Kemustahilan dan Batasan

Seorang teman selalu mengatakan kepada saya, bahwa dia menganut paham “Mustahil Bukanlah Apa-apa” dan dia akan selalu berusaha mewujudkan segala obsesi, keinginan maupun mimpinya. Tadinya saya ikutan ter-injeksi semangat yang ia miliki ini, quote penyemangat hidup yang sangat bagus sekali untuk semua orang tiru, agar tidak selalu menyerah dengan keadaan yang ada. Karena kita semua tahu, kita-lah yang mengatur perputaran nasib kita sendiri.

Tetapi kenyataan yang membuat saya kembali memikirkan quote penyemangat hidup miliknya ini. Bisa jadi karena saya pesimis, dan sikap sarkastis saya yang terkadang berlebihan dan akhirnya menjadi paranoid. Saya berpikir bahwasanya semua hal yang ada di dunia ini, memilki batasan, apapun itu, kecuali Tuhan. Banyak orang selalu bicara “Kesabaran ada batasnya.” Atau “Cinta Ibu sepanjang jalan, cinta anak sepenggalan.” Atau “Cinta yang dimiliki sepasang kekasih, pada waktunya akan melebur menjadi satu hal yang biasa.” Dan banyak lagi.

Lalu, apa yang akan teman saya ini lakukan, ketika ia sudah menemukan batasan dari satu hal yang ada di dalam hidupnya? Apakah ia akan tetap menerobos dengan segenap semangatnya, atau berhenti sejenak dan mengatur strategi? Lagi-lagi saya mendapatkan “batasan” disini. Ada batasan di setiap jalan setapak yang akan ia terobos, ada batasan di setiap tembok yang menjulang tinggi yang akan ia dobrak, ada batasan pula di setiap strategi yang akan ia jalani.

Bukan bermaksud sinis ataupun mempertanyakan quote penyemangat hidup milik teman saya ini, tidak, saya bukan pribadi yang seperti itu. Saya pun memiliki quote penyemangat hidup saya sendiri, dan siap menerima kritikan macam apapun, ketika orang lain mempertanyakannya. Tetapi benak saya tak dapat berhenti memikirkannya, mempertanyakannya lantas menuangkannya disini.

Buat saya, kemustahilan itu ada, dan pasti berdampak apa-apa. Justru karena si “mustahil” ini hadir di perputaran hidup saya, saya bisa menjadi pribadi seperti yang sekarang ini. Ketika ingin kembali berobsesi, saya mengerti batasannya sampai mana, begitu juga dengan hidup yang saya jalani.
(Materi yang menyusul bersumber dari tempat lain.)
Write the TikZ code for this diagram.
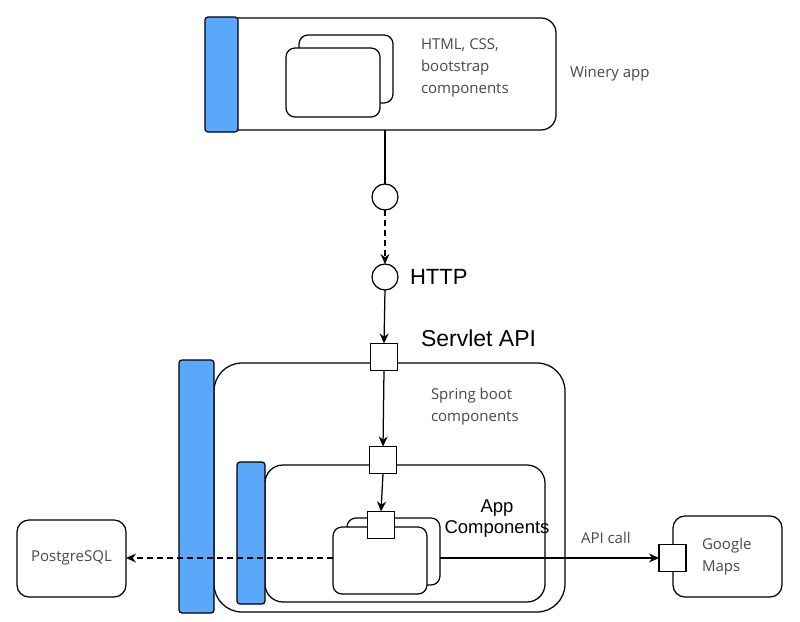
\documentclass[tikz,border=0pt]{standalone}
\usepackage{fontspec}
\setmainfont{Open Sans}
\newfontfamily\arialfont{Liberation Sans}
\usetikzlibrary{arrows.meta}
\definecolor{barblue}{RGB}{91,168,250}
\definecolor{txtgray}{RGB}{72,72,72}
\begin{document}
\begin{tikzpicture}[x=1pt,y=-1pt,
  every node/.style={inner sep=0pt, outer sep=0pt},
  ln/.style={line width=1.25pt},
  box/.style={draw, ln, fill=white, anchor=north west},
  bar/.style={draw, ln, fill=barblue, rounded corners=3pt, anchor=north west},
  port/.style={draw, ln, fill=white, minimum size=27pt},
  iface/.style={draw, ln, fill=white, circle, minimum size=26pt},
  graytxt/.style={text=txtgray, font=\fontsize{15}{22}\selectfont, align=left},
  bigtxt/.style={font=\arialfont\fontsize{22}{24}\selectfont},
  midtxt/.style={font=\arialfont\fontsize{18.5}{21}\selectfont, align=center},
  arr/.style={ln, -{Stealth[length=10pt,width=9pt]}},
  dsh/.style={dash pattern=on 6pt off 4pt}
]
\useasboundingbox (0,0) rectangle (800,621);

% Winery app
\node[box, rounded corners=15pt, minimum width=348pt, minimum height=112pt] (winery) at (208,18) {};
\node[bar, minimum width=33pt, minimum height=115pt] (wbar) at (205,17) {};
\node[box, rounded corners=9pt, minimum width=94pt, minimum height=68pt] (wback) at (299,35) {};
\node[box, rounded corners=9pt, minimum width=94pt, minimum height=69pt] (wfront) at (286,48) {};
\node[graytxt, anchor=west] (wtxt) at (421,68) {HTML, CSS,\\bootstrap\\components};
\node[graytxt, anchor=west] (wlabel) at (570,74) {Winery app};

% interfaces
\node[iface] (c1) at (385,197) {};
\node[iface] (c2) at (385,277) {};
\node[bigtxt, anchor=west] (http) at (410,277) {HTTP};

% Spring boot container
\node[box, rounded corners=28pt, minimum width=351pt, minimum height=249pt] (spring) at (214,363) {};
\node[bar, minimum width=35pt, minimum height=253pt] (sbar) at (179,360) {};
\node[graytxt, anchor=west] (stxt) at (431,407) {Spring boot\\components};

% App container
\node[box, rounded corners=18pt, minimum width=280pt, minimum height=137pt] (app) at (265,465) {};
\node[bar, minimum width=28pt, minimum height=142pt] (abar) at (237,462) {};
\node[box, rounded corners=9pt, minimum width=93pt, minimum height=67pt] (aback) at (347,518) {};
\node[box, rounded corners=9pt, minimum width=94pt, minimum height=67pt] (afront) at (333,527) {};
\node[midtxt] (apptxt) at (497,519) {App\\Components};

% ports
\node[port] (sq1) at (384,357) {};
\node[bigtxt, anchor=west, font=\arialfont\fontsize{23}{24}\selectfont] (servlet) at (421,338) {Servlet API};
\node[port] (sq2) at (383,460) {};
\node[port] (sq3) at (381,525) {};

% external
\node[box, rounded corners=12pt, minimum width=109pt, minimum height=77pt] (pg) at (17,520) {};
\node[graytxt, anchor=center] (pgtxt) at (71.5,558) {PostgreSQL};
\node[box, rounded corners=12pt, minimum width=109pt, minimum height=81pt] (gm) at (673,516) {};
\node[port] (gsq) at (672.5,558) {};
\node[graytxt, anchor=west] (gmtxt) at (702,557) {Google\\Maps};
\node[graytxt, anchor=west] (apicall) at (581,538) {API call};

% connectors
\draw[ln] (c1 |- winery.south) -- (c1.north);
\draw[arr, dsh] (c1.south) -- (c2.north);
\draw[arr] (c2.south) -- (sq1.north);
\draw[arr] (sq1.south) -- (sq2.north);
\draw[arr] (sq2.south) -- (sq3.north);
\draw[arr, dsh] (afront.west |- gsq.west) -- (pg.east |- gsq.west);
\draw[arr] (aback.east |- gsq.west) -- (gsq.west);
\end{tikzpicture}
\end{document}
Saya berusaha sebaik mungkin memasang strategi agar si “mustahil” dapat bekerjasama dengan saya, sehingga kami berdua dapat berdamai dengan “harga” yang pantas.

Jadi saya berteman dengan si “mustahil” sampai detik ini, dan berusaha menjaga hubungan baik dengannya. Ia ada untuk mengingatkan saya akan batasan-batasan yang terkadang, sudah tak lagi dapat berkompromi dengan pilihan saya.